# Request
Collect all lines from the listing that include the string "picture".
### Input material
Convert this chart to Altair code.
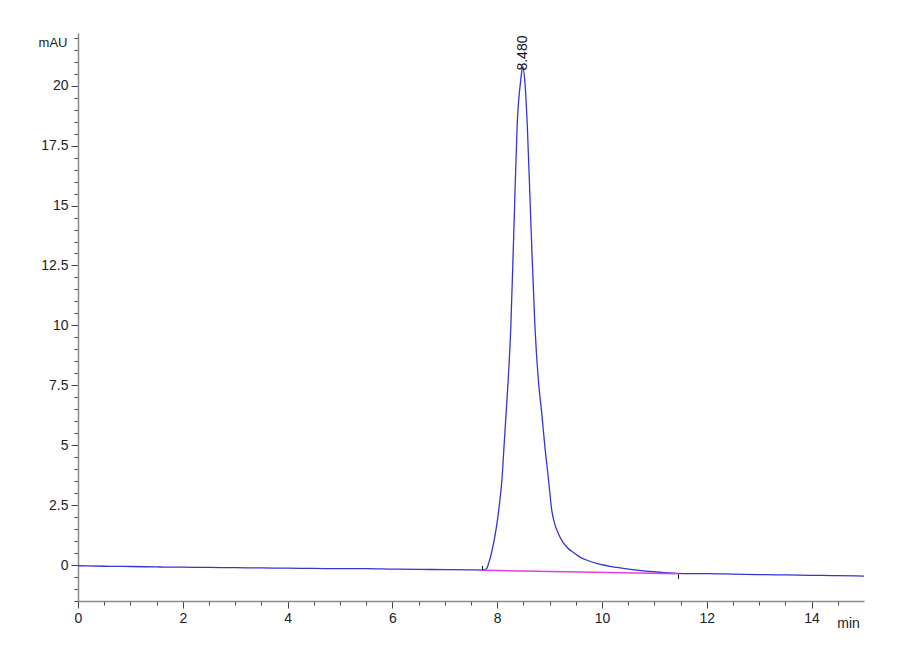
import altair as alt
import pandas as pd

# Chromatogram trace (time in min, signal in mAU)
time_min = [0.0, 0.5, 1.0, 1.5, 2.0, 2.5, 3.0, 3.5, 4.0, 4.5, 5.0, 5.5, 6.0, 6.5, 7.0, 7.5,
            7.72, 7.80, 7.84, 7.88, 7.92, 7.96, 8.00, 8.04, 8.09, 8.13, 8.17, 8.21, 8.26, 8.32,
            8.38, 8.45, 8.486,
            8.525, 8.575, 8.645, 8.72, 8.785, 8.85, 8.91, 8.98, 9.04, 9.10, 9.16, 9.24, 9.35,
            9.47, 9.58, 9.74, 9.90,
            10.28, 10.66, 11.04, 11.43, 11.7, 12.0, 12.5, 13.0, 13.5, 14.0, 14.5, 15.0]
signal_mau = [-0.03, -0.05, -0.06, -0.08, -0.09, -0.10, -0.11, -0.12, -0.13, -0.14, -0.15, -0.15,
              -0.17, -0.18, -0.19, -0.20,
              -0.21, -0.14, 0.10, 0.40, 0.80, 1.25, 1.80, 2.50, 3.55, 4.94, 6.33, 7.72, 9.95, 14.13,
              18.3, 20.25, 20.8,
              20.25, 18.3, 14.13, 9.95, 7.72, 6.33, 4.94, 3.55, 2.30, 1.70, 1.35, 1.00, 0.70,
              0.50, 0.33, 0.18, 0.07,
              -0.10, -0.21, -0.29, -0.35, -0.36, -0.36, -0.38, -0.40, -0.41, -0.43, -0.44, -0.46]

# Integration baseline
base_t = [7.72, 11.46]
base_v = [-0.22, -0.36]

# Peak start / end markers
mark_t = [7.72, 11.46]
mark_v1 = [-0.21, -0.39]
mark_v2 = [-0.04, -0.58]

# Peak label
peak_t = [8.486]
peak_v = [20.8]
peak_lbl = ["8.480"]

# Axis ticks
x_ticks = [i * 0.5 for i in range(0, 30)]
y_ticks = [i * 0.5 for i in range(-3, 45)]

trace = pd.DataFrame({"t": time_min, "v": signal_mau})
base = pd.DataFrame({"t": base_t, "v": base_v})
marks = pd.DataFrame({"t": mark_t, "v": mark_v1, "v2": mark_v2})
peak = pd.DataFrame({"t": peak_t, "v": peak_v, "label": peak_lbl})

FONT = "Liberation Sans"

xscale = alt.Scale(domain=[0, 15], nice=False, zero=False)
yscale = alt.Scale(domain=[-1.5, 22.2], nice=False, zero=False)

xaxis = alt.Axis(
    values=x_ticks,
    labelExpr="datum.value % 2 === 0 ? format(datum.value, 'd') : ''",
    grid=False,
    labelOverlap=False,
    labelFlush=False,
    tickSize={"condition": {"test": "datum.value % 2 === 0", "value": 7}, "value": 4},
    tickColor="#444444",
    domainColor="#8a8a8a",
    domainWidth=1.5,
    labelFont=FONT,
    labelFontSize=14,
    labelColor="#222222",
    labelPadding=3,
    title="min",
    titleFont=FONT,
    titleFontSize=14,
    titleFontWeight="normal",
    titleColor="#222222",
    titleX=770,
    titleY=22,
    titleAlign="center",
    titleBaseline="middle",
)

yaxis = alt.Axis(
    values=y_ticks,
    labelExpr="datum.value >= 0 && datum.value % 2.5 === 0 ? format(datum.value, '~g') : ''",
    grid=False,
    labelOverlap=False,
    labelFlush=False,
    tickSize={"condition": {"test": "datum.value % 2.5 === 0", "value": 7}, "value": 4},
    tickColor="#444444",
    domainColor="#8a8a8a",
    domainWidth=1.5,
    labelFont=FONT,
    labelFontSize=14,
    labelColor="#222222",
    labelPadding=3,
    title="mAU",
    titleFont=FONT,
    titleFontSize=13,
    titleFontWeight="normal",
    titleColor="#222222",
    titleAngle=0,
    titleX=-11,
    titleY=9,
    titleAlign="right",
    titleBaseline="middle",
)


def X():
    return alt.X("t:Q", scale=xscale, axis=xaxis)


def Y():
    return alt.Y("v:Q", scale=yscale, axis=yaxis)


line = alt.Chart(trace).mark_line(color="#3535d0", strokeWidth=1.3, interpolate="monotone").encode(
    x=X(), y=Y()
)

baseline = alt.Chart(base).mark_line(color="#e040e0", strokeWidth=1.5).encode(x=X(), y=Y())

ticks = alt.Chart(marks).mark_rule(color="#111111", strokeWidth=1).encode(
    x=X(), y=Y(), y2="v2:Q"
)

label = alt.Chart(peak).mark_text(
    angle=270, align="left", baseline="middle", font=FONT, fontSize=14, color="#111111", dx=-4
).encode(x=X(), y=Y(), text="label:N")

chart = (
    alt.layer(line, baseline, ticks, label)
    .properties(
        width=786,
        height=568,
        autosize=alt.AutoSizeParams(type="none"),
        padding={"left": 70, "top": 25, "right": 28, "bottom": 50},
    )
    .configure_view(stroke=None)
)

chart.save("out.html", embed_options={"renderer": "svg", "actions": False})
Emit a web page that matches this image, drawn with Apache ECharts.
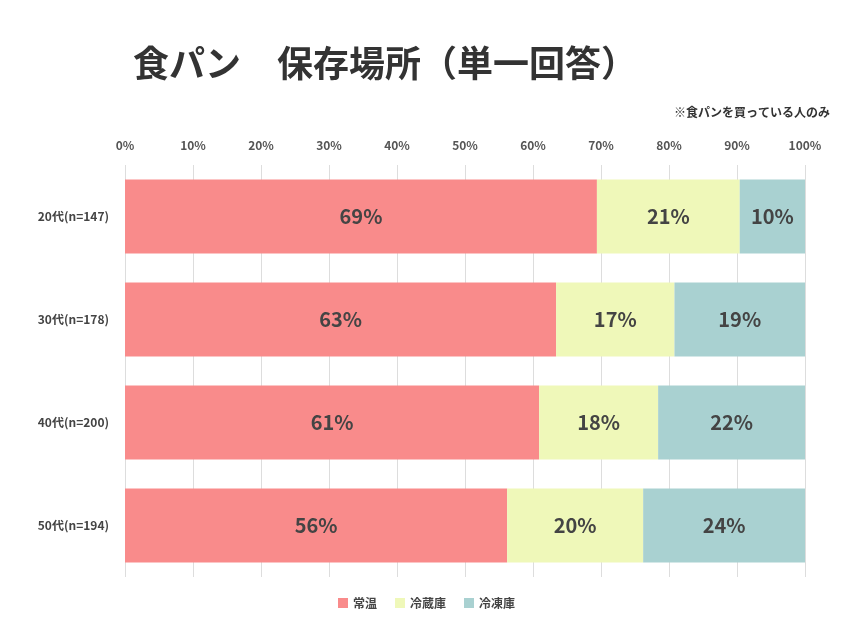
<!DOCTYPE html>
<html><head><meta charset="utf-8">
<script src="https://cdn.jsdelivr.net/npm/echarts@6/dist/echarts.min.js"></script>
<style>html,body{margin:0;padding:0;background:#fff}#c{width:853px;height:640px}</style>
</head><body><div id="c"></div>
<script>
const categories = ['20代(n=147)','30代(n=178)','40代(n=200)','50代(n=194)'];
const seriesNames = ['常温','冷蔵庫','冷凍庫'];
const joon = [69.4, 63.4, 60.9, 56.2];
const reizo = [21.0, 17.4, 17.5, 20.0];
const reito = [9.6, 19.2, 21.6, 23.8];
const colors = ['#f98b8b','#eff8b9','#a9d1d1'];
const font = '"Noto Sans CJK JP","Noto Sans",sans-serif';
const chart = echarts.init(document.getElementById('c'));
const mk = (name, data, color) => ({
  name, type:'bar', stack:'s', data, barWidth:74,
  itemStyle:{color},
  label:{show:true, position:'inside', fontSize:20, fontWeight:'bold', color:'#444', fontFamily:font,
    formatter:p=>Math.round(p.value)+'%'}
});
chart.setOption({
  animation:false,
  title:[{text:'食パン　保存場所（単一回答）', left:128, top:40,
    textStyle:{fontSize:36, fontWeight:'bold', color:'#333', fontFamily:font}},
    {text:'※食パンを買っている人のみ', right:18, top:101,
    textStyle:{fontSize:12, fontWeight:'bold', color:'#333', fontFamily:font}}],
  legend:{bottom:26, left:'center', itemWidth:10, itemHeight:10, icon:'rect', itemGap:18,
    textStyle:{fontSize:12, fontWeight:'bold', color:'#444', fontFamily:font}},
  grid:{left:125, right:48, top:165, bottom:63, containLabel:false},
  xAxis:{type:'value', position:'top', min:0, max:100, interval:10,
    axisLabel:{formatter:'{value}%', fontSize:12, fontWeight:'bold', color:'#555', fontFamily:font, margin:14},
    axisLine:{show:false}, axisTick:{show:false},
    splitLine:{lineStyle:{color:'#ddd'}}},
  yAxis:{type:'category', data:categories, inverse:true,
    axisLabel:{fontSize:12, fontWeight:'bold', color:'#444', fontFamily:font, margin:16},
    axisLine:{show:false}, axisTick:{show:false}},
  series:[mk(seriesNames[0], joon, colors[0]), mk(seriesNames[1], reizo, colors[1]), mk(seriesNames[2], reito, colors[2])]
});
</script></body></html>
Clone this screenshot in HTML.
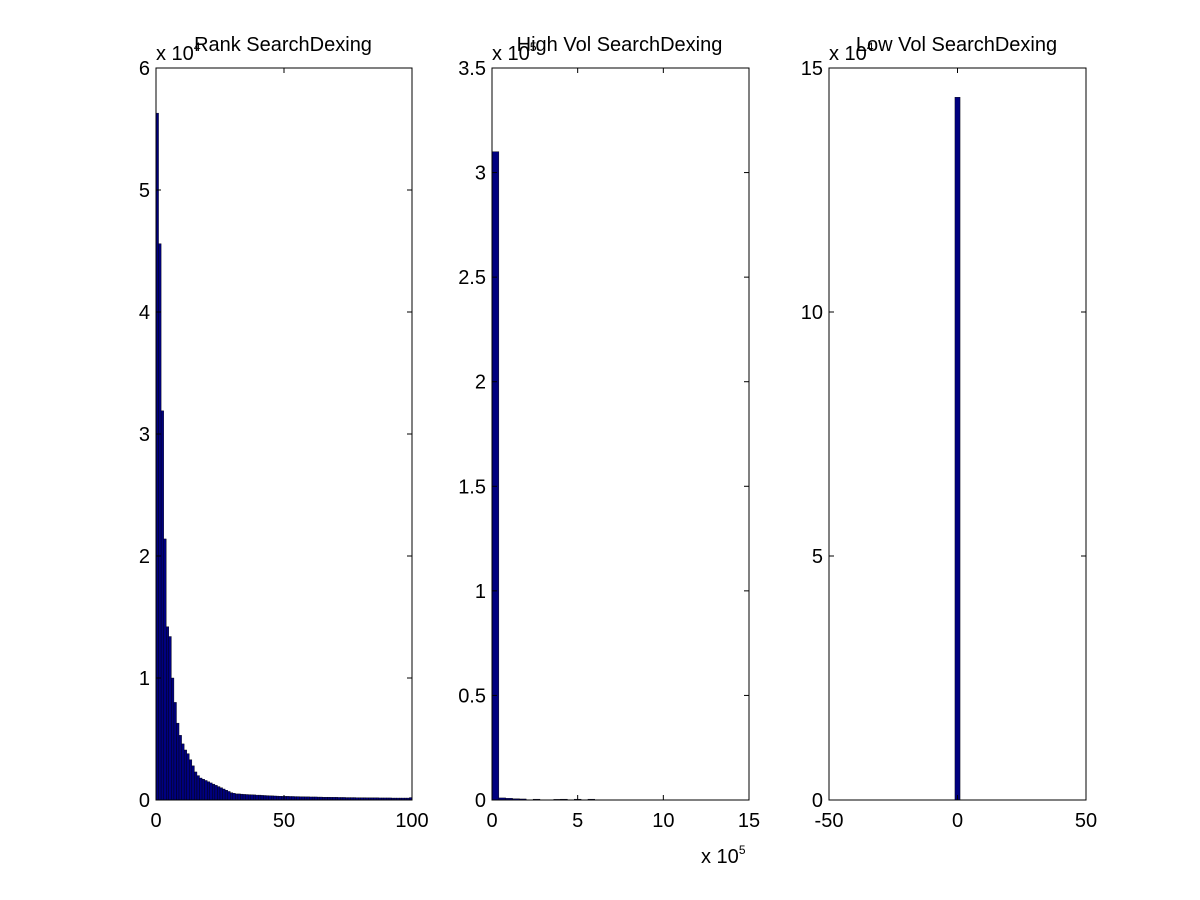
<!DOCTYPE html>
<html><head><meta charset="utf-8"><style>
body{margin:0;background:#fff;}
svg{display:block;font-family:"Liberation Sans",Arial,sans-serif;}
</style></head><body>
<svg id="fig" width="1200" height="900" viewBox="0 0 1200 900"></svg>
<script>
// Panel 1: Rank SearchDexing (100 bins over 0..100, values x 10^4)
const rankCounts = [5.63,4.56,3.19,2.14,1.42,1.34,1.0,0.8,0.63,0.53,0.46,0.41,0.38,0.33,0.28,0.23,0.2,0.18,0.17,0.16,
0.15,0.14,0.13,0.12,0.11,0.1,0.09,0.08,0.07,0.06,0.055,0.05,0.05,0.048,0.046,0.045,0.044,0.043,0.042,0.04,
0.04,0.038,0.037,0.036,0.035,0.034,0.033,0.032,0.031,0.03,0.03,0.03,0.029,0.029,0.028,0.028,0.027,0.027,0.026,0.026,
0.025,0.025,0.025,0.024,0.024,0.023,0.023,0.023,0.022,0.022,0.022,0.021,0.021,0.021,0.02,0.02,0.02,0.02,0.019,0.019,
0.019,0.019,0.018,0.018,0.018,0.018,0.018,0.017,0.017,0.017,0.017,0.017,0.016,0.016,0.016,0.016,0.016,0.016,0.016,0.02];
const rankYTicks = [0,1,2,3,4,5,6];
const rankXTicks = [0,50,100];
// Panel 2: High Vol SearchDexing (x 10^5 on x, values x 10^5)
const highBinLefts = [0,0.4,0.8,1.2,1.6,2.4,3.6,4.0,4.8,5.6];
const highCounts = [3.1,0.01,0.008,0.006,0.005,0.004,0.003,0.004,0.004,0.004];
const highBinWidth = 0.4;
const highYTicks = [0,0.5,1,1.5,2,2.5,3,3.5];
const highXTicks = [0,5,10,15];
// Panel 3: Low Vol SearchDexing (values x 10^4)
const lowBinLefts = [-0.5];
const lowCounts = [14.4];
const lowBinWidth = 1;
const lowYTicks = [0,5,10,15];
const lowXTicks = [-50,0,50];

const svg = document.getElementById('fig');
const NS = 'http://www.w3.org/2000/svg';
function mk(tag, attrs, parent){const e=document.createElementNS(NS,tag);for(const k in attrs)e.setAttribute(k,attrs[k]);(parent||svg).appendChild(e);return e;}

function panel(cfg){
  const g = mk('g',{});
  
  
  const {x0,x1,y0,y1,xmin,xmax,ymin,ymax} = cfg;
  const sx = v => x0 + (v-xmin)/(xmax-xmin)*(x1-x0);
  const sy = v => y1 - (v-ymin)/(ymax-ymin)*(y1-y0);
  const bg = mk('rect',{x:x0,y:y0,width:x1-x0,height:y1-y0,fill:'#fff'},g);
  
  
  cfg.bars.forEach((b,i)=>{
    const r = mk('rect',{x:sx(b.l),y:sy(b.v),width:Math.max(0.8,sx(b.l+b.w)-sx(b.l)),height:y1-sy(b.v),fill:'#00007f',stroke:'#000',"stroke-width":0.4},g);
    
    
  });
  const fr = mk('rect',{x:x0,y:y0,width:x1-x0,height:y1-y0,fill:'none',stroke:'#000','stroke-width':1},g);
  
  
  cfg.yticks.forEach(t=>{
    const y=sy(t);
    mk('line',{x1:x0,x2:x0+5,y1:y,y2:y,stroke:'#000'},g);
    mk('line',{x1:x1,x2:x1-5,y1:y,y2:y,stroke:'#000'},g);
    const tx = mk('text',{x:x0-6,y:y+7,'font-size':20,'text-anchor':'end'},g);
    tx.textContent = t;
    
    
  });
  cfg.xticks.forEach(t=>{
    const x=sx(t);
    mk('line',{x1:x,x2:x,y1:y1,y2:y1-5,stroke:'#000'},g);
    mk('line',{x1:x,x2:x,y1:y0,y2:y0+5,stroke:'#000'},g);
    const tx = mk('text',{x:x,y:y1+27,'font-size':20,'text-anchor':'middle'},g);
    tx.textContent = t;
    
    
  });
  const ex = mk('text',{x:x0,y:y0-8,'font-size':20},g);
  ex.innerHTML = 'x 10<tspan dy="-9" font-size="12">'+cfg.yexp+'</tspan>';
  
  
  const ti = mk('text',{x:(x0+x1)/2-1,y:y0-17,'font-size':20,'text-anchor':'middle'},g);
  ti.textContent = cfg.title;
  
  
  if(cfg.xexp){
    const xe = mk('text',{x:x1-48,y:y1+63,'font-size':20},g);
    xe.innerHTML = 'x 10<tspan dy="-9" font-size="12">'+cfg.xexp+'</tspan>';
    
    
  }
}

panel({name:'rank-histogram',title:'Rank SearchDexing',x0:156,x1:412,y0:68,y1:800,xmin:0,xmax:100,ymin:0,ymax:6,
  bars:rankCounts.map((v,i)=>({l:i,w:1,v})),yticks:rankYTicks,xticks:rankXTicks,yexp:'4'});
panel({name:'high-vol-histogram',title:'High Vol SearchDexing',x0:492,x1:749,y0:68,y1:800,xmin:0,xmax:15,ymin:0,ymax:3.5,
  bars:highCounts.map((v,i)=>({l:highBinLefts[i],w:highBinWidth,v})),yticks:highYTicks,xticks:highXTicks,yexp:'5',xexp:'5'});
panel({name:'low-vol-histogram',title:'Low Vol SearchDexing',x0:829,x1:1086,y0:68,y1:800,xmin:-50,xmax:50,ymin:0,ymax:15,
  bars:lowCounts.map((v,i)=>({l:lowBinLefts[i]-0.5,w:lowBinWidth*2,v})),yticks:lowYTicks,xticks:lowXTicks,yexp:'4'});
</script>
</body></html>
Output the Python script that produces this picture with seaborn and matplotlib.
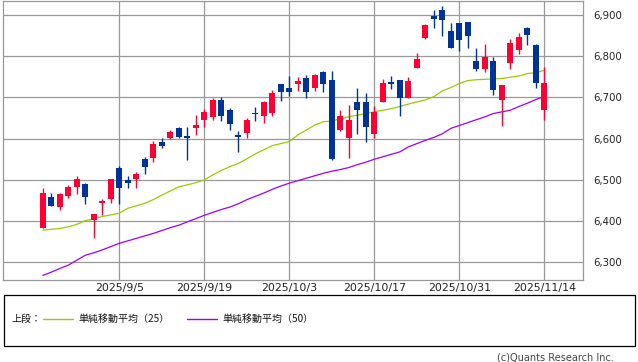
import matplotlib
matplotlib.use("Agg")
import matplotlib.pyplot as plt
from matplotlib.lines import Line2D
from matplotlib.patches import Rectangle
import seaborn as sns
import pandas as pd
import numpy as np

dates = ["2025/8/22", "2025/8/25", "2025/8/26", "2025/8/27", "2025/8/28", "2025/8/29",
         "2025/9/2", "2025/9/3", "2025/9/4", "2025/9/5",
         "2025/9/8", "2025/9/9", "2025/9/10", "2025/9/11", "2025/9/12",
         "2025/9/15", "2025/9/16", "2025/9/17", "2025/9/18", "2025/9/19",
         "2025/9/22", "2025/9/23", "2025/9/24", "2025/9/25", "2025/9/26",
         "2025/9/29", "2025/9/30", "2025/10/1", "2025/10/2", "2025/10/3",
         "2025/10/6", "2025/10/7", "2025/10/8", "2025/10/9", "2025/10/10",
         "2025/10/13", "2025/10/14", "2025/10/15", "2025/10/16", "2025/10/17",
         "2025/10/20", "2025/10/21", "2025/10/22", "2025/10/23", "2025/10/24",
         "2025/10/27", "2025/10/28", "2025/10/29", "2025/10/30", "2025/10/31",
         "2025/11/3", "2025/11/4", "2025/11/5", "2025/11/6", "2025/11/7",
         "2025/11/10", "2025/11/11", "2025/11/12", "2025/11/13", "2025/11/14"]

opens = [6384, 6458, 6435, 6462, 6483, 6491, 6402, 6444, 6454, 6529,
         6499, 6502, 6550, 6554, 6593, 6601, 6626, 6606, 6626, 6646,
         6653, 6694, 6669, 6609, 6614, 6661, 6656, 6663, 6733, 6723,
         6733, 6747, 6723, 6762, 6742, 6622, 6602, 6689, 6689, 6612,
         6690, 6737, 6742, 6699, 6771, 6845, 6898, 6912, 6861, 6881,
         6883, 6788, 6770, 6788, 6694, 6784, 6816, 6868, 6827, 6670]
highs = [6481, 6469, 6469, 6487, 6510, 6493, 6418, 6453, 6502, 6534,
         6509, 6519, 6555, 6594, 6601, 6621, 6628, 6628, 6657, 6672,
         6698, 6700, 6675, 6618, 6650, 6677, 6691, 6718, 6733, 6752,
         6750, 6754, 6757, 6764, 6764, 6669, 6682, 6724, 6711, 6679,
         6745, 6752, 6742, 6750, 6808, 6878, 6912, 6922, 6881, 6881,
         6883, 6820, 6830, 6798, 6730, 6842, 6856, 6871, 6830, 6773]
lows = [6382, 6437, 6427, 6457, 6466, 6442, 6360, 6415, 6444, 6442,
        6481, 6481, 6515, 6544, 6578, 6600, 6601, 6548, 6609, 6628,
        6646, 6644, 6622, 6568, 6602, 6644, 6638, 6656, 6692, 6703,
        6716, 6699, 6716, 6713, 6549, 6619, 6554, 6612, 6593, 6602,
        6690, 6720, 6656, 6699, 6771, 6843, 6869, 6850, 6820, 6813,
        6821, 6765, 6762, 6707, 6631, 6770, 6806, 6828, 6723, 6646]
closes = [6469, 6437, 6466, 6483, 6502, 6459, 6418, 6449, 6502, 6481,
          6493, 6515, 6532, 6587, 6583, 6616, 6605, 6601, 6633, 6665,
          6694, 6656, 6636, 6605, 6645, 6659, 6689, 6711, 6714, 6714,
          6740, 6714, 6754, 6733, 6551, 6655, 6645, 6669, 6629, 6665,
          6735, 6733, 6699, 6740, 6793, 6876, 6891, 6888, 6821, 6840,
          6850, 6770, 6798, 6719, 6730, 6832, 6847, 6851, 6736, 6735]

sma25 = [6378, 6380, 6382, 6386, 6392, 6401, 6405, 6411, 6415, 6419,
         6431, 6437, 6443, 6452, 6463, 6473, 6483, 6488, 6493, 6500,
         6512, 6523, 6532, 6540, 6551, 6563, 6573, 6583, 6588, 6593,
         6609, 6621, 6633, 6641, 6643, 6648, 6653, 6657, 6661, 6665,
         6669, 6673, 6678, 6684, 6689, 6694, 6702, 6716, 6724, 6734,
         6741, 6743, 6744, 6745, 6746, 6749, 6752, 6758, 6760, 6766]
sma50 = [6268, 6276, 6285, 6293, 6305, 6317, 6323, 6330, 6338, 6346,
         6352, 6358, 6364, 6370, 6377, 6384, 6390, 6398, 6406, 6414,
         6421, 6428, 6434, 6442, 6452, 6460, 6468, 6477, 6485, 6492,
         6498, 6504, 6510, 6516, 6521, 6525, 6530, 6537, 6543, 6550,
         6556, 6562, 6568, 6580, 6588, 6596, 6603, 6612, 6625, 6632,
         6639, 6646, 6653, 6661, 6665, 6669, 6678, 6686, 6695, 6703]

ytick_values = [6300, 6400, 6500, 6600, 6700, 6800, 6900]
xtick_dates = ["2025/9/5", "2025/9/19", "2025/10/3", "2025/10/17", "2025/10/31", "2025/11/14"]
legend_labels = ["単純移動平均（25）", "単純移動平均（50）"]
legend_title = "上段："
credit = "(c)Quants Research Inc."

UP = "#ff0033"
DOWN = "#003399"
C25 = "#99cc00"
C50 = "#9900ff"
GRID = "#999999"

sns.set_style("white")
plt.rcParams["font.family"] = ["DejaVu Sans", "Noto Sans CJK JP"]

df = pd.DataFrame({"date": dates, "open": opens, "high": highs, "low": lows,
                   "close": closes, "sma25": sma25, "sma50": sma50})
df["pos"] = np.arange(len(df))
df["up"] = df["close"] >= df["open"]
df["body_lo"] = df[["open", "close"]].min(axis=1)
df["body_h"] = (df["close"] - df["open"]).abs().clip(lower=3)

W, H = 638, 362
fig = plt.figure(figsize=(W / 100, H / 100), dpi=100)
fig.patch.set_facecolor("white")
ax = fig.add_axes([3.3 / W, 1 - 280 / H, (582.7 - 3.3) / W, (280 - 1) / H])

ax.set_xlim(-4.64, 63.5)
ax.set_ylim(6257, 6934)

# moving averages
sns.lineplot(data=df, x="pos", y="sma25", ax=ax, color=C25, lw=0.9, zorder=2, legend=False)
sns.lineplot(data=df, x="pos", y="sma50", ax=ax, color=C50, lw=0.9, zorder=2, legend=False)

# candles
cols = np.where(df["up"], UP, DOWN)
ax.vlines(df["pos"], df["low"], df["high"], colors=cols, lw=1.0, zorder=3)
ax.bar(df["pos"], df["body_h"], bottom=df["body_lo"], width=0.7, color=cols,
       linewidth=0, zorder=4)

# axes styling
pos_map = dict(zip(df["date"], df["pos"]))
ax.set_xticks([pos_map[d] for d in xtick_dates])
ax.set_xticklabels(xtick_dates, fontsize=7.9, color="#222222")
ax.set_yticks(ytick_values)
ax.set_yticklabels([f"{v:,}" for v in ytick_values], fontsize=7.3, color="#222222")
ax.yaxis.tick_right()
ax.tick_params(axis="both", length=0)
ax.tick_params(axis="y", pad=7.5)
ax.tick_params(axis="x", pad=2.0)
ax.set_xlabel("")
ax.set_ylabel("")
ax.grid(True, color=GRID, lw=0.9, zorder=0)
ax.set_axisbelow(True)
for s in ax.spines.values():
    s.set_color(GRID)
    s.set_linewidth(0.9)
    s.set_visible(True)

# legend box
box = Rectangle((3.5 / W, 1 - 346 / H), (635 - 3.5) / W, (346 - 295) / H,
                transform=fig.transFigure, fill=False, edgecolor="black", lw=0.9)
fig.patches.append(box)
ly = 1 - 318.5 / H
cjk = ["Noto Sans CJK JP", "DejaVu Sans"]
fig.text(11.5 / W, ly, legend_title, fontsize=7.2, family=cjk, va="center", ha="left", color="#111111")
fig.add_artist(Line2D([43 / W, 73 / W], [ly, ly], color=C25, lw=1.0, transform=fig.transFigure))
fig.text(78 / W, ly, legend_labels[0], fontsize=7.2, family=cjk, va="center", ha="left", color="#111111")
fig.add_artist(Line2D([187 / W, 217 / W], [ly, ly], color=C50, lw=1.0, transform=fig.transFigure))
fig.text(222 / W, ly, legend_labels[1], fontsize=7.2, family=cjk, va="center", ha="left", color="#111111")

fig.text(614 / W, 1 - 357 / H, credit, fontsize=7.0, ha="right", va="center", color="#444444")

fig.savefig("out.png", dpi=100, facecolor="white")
######
# Reply to the exercise
Output the Python script that produces this picture with seaborn and matplotlib.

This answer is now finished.